Namun demikian, permasalahan utama pada pengembangan DPSP Borobudur adalah pembangunan kawasan Zona 2 sebagai Zona Penyangga (Zona Taman Arkeologi). Zona tersebut merupakan kawasan penting dengan luas 0,87 km² untuk melindungi properti warisan dunia, mempertahankan Nilai Universal Luar Biasa, dan memecah kepadatan pengunjung. Terkait dengan permasalahan tersebut, terdapat tiga isu yang harus diselesaikan, yaitu pengembalian fungsi Zona 2 sesuai dengan Integrated Tourism Master Plan (ITMP), penataan lahan parkir dan pedagang, serta pembatasan jumlah pengunjung.
Disamping penataan dan pembatasan pengunjung, terdapat pula isu mengenai pengelolaan penginapan (Homestay) dan Usaha Pariwisata lain di sekitar Borobudur. Peningkatan kualitas rumah melalui Homestay dan Usaha Pariwisata lain telah dilakukan dengan jumlah 362 Homestay dan 20 Usaha Pariwisata yang tersebar di 15 Desa dan 2 Kecamatan. Upaya tersebut beriringan dengan peningkatan kapasitas SDM yang mengelola Homestay, pembuatan aplikasi yang terintegrasi guna memudahkan pemasaran, dan pembentukan paguyuban pengelola Homestay.
Pada akhirnya, pengembangan pariwisata berkelanjutan perlu mempertimbangkan aspek pelestarian yang mencakup pelindungan, pengembangan, pemanfaatan, dan pembinaan.

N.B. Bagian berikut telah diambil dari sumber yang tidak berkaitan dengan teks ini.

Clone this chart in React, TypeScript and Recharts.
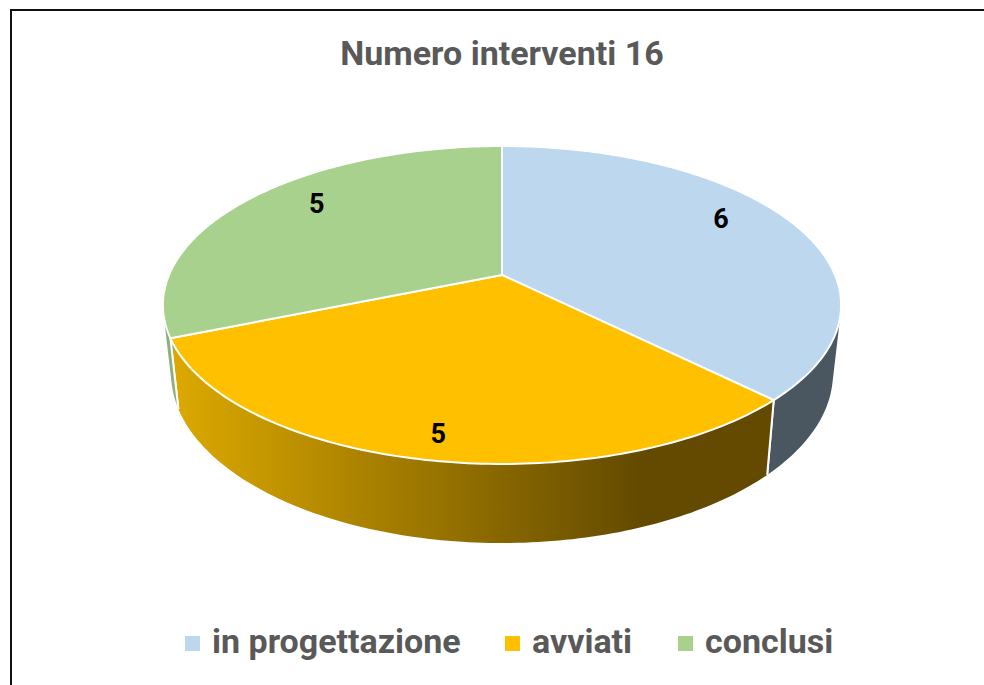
import { Legend, Pie, PieChart } from "recharts";

const categories = ["in progettazione", "avviati", "conclusi"];
const counts = [6, 5, 5];
const topColors = ["#bdd7ee", "#ffc000", "#a9d18e"];
const wallColors = ["#4a5660", "url(#wall-orange)", "#8fb07c"];
const titleText = "Numero interventi 16";

const data = categories.map((name, i) => ({ name, value: counts[i], fill: topColors[i] }));

// perspective of the Excel 3D pie: front of the disc is stretched, back is squeezed
const TILT = 0.4604;
const PERSPECTIVE = 0.1887;
const BASE_X = 325 / 333;
const BASE_Y = 163.5 / 333;
const BASE_SHIFT = 66.5;

// label placement, radius fraction + nudge, per slice
const labelSpots = [
  { r: 0.75, dx: 0, dy: -14 },
  { r: 0.885, dx: 5, dy: 0 },
  { r: 0.72, dx: 0, dy: -14 },
];

const legendLefts = [0, 320, 493];

const font = "Roboto, sans-serif";

type Pt = { x: number; y: number };

function project(cx: number, cy: number, radius: number, angle: number, frac = 1): Pt {
  const a = (angle * Math.PI) / 180;
  const u = frac * Math.cos(a);
  const v = -frac * Math.sin(a);
  const d = 1 - PERSPECTIVE * v;
  return { x: cx + (radius * u) / d, y: cy + (radius * TILT * v) / d };
}

function projectBase(cx: number, cy: number, radius: number, angle: number): Pt {
  const a = (angle * Math.PI) / 180;
  const u = Math.cos(a);
  const v = -Math.sin(a);
  const d = 1 - PERSPECTIVE * v;
  return { x: cx + (radius * BASE_X * u) / d, y: cy + BASE_SHIFT + (radius * BASE_Y * v) / d };
}

function arcAngles(start: number, end: number) {
  const steps = Math.ceil(Math.abs(end - start));
  return Array.from({ length: steps + 1 }, (_, i) => start + ((end - start) * i) / steps);
}

// same winding on every quad, otherwise overlaps cancel out under nonzero fill
function quadPath(points: Pt[]) {
  const area = points.reduce((sum, p, i) => {
    const q = points[(i + 1) % points.length];
    return sum + p.x * q.y - q.x * p.y;
  }, 0);
  const ordered = area < 0 ? [...points].reverse() : points;
  return ordered.map((p, i) => `${i === 0 ? "M" : "L"}${p.x},${p.y}`).join(" ") + " Z";
}

function TopSlice(props: any) {
  const { cx, cy, outerRadius, startAngle, endAngle, fill } = props;
  const rim = arcAngles(startAngle, endAngle).map((a) => project(cx, cy, outerRadius, a));
  const d = `M${cx},${cy} ` + rim.map((p) => `L${p.x},${p.y}`).join(" ") + " Z";
  return <path d={d} fill={fill} stroke="#fff" strokeWidth={2} strokeLinejoin="round" />;
}

// one quad per degree in a single path, so the outline follows the silhouette where the rim turns back
function WallSlice(props: any) {
  const { cx, cy, outerRadius, startAngle, endAngle, name } = props;
  const color = wallColors[categories.indexOf(name)];
  const angles = arcAngles(startAngle, endAngle);
  const upper = angles.map((a) => project(cx, cy, outerRadius, a));
  const lower = angles.map((a) => projectBase(cx, cy, outerRadius, a));
  const last = angles.length - 1;
  const d = angles
    .slice(1)
    .map((_, i) => quadPath([upper[i], upper[i + 1], lower[i + 1], lower[i]]))
    .join(" ");
  return (
    <g>
      <path d={d} fill={color} fillRule="nonzero" />
      <line x1={upper[0].x} y1={upper[0].y} x2={lower[0].x} y2={lower[0].y} stroke="#fff" strokeWidth={2} />
      <line x1={upper[last].x} y1={upper[last].y} x2={lower[last].x} y2={lower[last].y} stroke="#fff" strokeWidth={2} />
    </g>
  );
}

function SliceLabel(props: any) {
  const { cx, cy, outerRadius, midAngle, index, value } = props;
  const spot = labelSpots[index];
  const p = project(cx, cy, outerRadius, midAngle, spot.r);
  return (
    <text x={p.x + spot.dx} y={p.y + spot.dy} textAnchor="middle" dominantBaseline="central" fontFamily={font} fontWeight={700} fontSize={27} fill="#000">
      {value}
    </text>
  );
}

// the two Pies both feed the legend, so it is drawn straight from the data
function LegendRow() {
  return (
    <div style={{ position: "relative", height: 40, fontFamily: font, fontWeight: 700, fontSize: 34, color: "#595959", lineHeight: "40px" }}>
      {data.map((item, i) => (
        <div key={item.name} style={{ position: "absolute", left: legendLefts[i], top: 0, display: "flex", alignItems: "center", whiteSpace: "nowrap" }}>
          <i style={{ width: 15, height: 15, background: item.fill, marginRight: 12, marginTop: 4 }} />
          <span>{item.name}</span>
        </div>
      ))}
    </div>
  );
}

export default function App() {
  return (
    <div style={{ position: "relative", width: 984, height: 685, background: "#fff", overflow: "hidden" }}>
      <style>{"body{margin:0}"}</style>
      <div style={{ position: "absolute", left: 10, top: 9, right: -4, bottom: -4, borderTop: "2px solid #111", borderLeft: "2px solid #111" }} />
      <PieChart width={984} height={685} margin={{ top: 0, right: 0, bottom: 0, left: 0 }} style={{ position: "absolute", left: 0, top: 0 }}>
        <defs>
          <linearGradient id="wall-orange" gradientUnits="userSpaceOnUse" x1={178} x2={640} y1={0} y2={0}>
            <stop offset="0%" stopColor="#dba800" />
            <stop offset="100%" stopColor="#634a00" />
          </linearGradient>
        </defs>
        <text x={502} y={65} textAnchor="middle" fontFamily={font} fontWeight={700} fontSize={34} fill="#595959">
          {titleText}
        </text>
        <Pie
          data={data}
          dataKey="value"
          nameKey="name"
          cx={502}
          cy={275}
          outerRadius={333}
          startAngle={90}
          endAngle={-270}
          legendType="none"
          shape={WallSlice}
          isAnimationActive={false}
        />
        <Pie
          data={data}
          dataKey="value"
          nameKey="name"
          cx={502}
          cy={275}
          outerRadius={333}
          startAngle={90}
          endAngle={-270}
          shape={TopSlice}
          label={SliceLabel}
          labelLine={false}
          isAnimationActive={false}
        />
        <Legend content={LegendRow} wrapperStyle={{ left: 185, top: 621, width: 760 }} />
      </PieChart>
    </div>
  );
}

Keseimbangan antara pelestarian cagar budaya dan nilai universal luar biasa dengan pengembangan pariwisata Kawasan Borobudur akan menjaga keberlanjutan Warisan Budaya Dunia tersebut sekaligus menstimulus peningkatan kesejahteraan masyarakat di sekitar Kawasan Borobudur.